Start of THE DATA
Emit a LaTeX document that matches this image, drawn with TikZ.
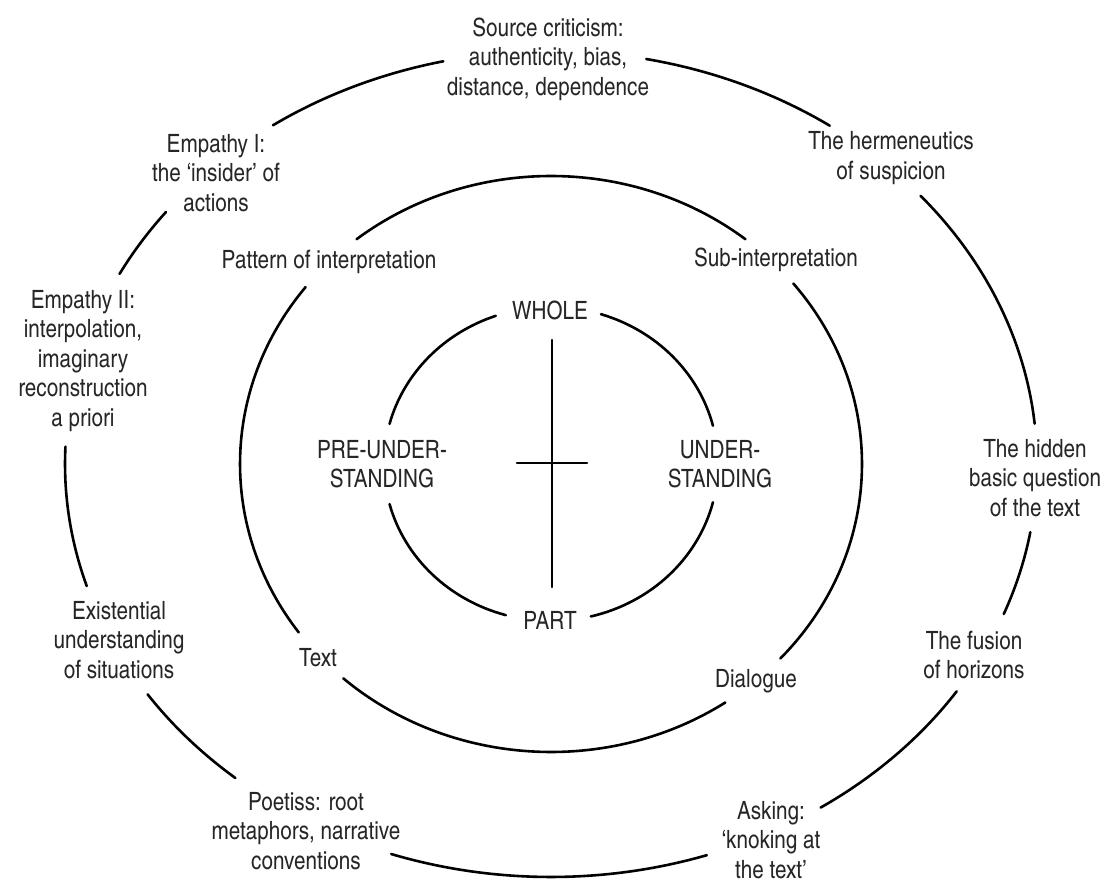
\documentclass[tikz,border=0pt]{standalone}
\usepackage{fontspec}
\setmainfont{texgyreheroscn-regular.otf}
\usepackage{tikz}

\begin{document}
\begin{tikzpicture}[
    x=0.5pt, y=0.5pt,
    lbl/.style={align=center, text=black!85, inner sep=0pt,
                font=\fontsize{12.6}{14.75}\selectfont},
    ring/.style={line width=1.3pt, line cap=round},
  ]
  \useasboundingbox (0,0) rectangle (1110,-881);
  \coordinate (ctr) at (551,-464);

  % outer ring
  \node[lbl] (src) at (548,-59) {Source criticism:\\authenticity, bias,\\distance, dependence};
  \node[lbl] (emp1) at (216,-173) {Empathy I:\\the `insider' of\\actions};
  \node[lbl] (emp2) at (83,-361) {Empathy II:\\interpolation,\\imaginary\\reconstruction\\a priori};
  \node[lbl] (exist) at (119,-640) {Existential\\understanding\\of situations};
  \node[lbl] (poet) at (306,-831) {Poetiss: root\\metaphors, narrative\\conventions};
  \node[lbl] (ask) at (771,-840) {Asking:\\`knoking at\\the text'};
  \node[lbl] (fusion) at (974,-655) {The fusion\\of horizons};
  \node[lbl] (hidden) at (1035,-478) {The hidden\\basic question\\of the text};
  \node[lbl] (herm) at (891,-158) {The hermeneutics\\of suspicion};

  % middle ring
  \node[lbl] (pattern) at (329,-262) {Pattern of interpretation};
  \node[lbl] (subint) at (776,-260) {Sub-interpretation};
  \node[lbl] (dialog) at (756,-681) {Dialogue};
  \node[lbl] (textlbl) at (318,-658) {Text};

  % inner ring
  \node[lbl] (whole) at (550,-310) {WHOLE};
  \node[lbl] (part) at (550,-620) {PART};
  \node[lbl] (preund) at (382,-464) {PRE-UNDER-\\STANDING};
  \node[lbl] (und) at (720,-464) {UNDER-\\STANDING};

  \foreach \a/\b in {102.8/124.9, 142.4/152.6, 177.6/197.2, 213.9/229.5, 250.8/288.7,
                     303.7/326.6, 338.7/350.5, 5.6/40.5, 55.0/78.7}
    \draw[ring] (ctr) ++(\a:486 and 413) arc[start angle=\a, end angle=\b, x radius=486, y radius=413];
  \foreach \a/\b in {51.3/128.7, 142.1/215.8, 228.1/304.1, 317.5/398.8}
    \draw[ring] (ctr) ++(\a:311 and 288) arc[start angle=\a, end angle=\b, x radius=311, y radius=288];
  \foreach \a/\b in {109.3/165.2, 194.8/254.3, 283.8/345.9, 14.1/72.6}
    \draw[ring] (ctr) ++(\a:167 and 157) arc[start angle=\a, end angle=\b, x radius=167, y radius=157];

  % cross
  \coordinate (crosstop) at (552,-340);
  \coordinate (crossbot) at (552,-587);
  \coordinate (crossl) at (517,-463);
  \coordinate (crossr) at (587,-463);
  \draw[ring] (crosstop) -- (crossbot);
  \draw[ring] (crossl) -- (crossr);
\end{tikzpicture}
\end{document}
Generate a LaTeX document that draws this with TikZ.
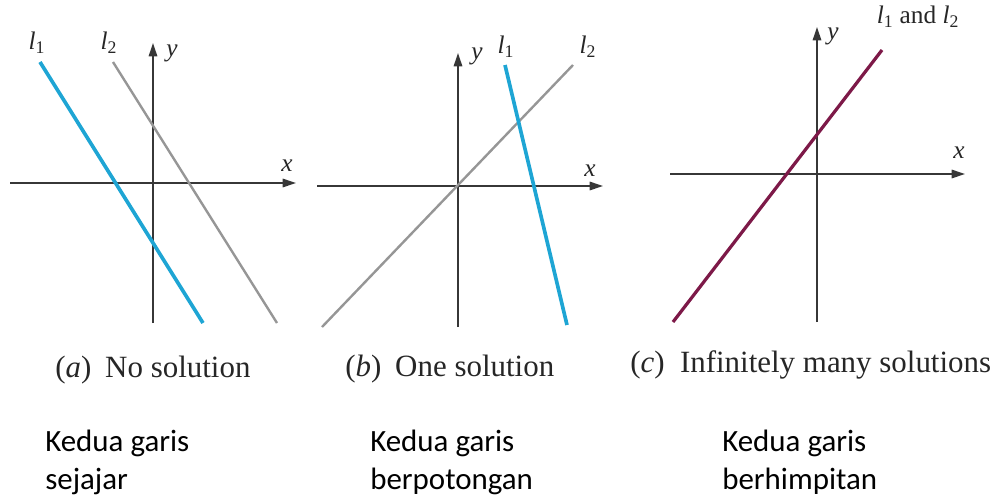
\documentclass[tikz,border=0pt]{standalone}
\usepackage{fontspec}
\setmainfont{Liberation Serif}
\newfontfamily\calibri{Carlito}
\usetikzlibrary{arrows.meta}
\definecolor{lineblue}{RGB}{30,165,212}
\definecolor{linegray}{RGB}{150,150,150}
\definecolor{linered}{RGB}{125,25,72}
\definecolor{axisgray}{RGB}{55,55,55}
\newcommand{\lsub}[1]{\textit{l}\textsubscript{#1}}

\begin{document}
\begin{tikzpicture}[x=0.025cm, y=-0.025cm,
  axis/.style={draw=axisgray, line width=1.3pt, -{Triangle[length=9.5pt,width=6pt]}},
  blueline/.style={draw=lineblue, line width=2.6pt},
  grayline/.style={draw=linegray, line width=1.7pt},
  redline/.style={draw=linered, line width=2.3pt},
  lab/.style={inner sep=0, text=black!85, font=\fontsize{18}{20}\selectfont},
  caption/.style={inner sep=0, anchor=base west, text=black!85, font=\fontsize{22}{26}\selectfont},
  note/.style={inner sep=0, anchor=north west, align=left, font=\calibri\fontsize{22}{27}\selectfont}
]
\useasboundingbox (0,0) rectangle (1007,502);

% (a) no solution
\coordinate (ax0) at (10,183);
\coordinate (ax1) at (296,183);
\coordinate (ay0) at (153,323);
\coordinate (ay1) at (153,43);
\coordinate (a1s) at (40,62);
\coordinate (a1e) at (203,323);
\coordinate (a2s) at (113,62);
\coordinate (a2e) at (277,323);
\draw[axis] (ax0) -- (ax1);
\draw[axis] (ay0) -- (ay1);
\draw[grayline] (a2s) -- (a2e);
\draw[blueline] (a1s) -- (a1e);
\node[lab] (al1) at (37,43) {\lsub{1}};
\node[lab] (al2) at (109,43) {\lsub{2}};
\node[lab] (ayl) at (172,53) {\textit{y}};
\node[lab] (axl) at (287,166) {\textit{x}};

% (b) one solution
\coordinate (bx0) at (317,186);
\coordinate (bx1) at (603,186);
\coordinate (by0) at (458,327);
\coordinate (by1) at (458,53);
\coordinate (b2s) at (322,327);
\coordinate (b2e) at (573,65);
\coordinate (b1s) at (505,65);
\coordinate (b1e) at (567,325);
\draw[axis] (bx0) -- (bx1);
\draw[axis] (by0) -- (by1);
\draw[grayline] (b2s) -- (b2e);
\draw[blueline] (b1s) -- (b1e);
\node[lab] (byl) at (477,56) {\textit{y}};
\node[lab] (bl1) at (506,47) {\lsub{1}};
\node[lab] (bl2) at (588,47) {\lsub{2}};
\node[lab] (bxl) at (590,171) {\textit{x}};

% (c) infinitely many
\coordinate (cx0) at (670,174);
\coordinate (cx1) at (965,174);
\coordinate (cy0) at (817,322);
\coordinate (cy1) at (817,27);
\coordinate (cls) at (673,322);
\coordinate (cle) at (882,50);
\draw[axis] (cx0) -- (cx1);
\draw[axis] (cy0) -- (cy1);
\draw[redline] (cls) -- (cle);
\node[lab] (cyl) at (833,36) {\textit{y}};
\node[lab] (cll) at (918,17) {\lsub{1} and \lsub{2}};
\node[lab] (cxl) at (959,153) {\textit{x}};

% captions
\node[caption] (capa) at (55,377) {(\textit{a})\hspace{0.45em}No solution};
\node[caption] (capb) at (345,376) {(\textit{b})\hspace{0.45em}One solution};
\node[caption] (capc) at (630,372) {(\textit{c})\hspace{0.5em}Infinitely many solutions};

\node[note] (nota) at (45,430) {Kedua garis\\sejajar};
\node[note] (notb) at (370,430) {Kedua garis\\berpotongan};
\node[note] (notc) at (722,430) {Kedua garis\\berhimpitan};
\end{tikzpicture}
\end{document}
End of THE DATA
Start of THE DATA
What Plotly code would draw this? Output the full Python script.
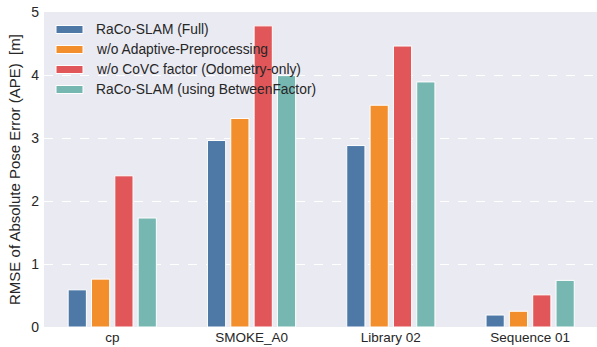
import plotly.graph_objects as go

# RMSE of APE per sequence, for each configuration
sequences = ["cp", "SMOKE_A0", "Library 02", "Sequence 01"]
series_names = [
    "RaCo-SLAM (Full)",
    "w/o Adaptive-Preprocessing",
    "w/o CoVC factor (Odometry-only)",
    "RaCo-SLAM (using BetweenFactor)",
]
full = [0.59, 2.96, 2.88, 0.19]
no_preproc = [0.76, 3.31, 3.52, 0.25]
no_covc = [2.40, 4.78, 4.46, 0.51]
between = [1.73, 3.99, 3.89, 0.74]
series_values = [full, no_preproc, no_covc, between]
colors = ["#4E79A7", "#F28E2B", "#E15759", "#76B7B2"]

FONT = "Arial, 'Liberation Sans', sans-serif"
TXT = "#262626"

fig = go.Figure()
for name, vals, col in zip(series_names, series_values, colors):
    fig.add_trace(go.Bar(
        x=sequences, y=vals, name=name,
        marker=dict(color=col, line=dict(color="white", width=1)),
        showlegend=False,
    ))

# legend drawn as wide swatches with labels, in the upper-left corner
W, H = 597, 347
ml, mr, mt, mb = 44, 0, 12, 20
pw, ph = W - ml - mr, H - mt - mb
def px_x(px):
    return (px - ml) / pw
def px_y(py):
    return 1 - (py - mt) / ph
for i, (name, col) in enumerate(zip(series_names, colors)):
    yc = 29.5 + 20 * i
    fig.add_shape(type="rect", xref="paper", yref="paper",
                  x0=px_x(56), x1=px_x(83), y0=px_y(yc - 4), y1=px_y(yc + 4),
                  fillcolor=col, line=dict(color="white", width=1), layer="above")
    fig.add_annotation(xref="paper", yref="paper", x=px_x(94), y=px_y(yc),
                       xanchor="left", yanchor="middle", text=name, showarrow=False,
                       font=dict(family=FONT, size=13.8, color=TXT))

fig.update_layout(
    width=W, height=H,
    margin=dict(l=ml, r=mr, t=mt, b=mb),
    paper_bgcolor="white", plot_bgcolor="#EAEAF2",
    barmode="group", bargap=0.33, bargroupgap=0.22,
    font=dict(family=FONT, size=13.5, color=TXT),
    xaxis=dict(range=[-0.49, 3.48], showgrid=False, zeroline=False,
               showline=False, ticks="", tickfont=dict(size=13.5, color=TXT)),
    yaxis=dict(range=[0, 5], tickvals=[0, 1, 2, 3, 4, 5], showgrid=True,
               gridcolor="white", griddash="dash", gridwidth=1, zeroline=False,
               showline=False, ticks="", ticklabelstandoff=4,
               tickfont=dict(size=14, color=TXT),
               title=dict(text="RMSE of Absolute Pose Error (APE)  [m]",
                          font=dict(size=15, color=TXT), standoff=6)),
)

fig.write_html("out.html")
End of THE DATA
Start of THE DATA
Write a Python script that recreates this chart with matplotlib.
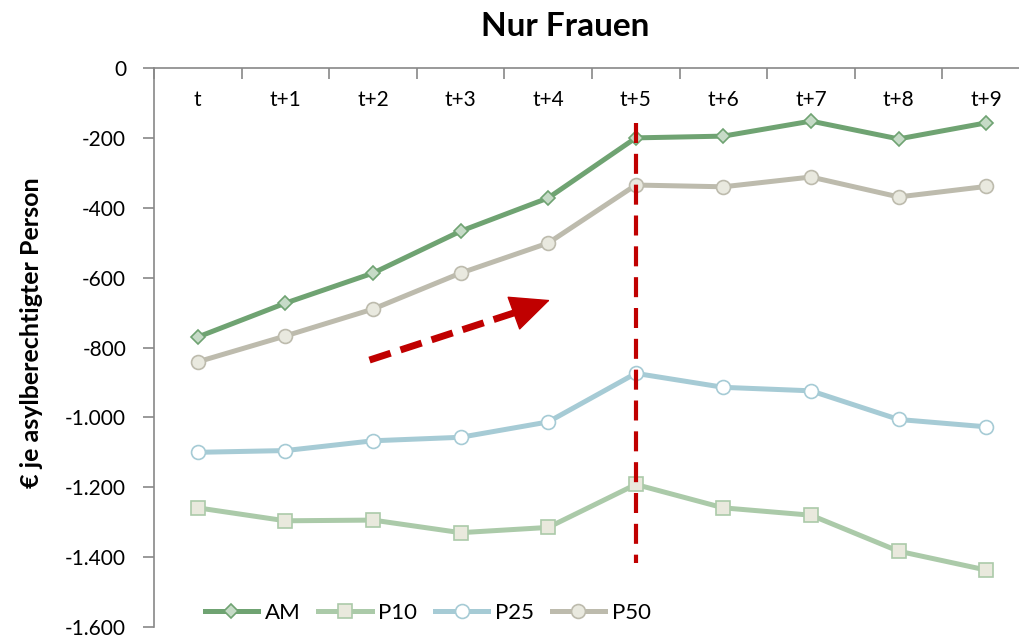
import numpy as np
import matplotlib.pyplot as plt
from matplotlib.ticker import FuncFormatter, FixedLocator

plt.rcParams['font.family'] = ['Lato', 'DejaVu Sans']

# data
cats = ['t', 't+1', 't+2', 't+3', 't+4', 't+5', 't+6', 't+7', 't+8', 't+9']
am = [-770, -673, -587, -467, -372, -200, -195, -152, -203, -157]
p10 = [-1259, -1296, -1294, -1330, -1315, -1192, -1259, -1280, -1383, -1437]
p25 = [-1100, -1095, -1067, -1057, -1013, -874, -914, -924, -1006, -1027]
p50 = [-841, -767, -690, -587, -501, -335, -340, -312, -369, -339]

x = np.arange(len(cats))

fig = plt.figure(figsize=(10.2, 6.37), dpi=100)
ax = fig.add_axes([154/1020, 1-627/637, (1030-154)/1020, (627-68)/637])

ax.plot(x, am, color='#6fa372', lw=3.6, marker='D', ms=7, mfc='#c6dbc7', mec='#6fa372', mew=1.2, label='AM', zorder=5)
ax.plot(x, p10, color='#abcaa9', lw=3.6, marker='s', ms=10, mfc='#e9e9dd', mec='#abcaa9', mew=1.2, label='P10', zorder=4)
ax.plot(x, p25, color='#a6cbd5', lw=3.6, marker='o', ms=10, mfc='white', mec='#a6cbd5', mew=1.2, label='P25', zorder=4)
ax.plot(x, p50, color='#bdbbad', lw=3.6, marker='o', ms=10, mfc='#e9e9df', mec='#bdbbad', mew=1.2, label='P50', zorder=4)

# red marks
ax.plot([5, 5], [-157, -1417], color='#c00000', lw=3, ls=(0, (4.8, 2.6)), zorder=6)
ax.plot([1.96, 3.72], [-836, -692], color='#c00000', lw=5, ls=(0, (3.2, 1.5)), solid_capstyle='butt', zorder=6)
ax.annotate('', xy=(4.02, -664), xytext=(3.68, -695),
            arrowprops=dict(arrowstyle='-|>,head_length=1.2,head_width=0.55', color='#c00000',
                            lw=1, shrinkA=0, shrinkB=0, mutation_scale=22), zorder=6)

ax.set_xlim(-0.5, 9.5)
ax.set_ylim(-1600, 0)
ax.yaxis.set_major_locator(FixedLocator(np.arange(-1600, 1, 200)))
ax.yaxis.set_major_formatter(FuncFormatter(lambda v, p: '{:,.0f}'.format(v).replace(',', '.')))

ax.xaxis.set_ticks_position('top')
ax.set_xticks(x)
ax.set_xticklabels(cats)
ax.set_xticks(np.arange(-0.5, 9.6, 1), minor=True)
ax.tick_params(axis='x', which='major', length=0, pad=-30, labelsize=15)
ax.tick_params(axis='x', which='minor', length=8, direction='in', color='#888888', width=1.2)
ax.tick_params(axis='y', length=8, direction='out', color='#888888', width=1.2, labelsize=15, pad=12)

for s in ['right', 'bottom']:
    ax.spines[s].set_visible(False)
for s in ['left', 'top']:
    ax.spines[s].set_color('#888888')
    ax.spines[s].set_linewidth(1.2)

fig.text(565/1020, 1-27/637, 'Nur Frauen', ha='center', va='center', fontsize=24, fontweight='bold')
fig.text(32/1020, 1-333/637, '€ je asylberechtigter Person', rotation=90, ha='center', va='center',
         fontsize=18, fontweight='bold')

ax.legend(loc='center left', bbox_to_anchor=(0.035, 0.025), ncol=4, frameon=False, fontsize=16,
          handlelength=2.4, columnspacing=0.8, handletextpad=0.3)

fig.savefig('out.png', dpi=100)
End of THE DATA
▶ [YOUR GOAL]:
Begin with the line where "Emit a LaTeX" appears and end with the line where "(ctr) at (551,-464);" appears. Copy only that stretch, exactly, with no pictures.

▶ [ANSWER TO THE EXERCISE]:
Emit a LaTeX document that matches this image, drawn with TikZ.
\documentclass[tikz,border=0pt]{standalone}
\usepackage{fontspec}
\setmainfont{texgyreheroscn-regular.otf}
\usepackage{tikz}

\begin{document}
\begin{tikzpicture}[
    x=0.5pt, y=0.5pt,
    lbl/.style={align=center, text=black!85, inner sep=0pt,
                font=\fontsize{12.6}{14.75}\selectfont},
    ring/.style={line width=1.3pt, line cap=round},
  ]
  \useasboundingbox (0,0) rectangle (1110,-881);
  \coordinate (ctr) at (551,-464);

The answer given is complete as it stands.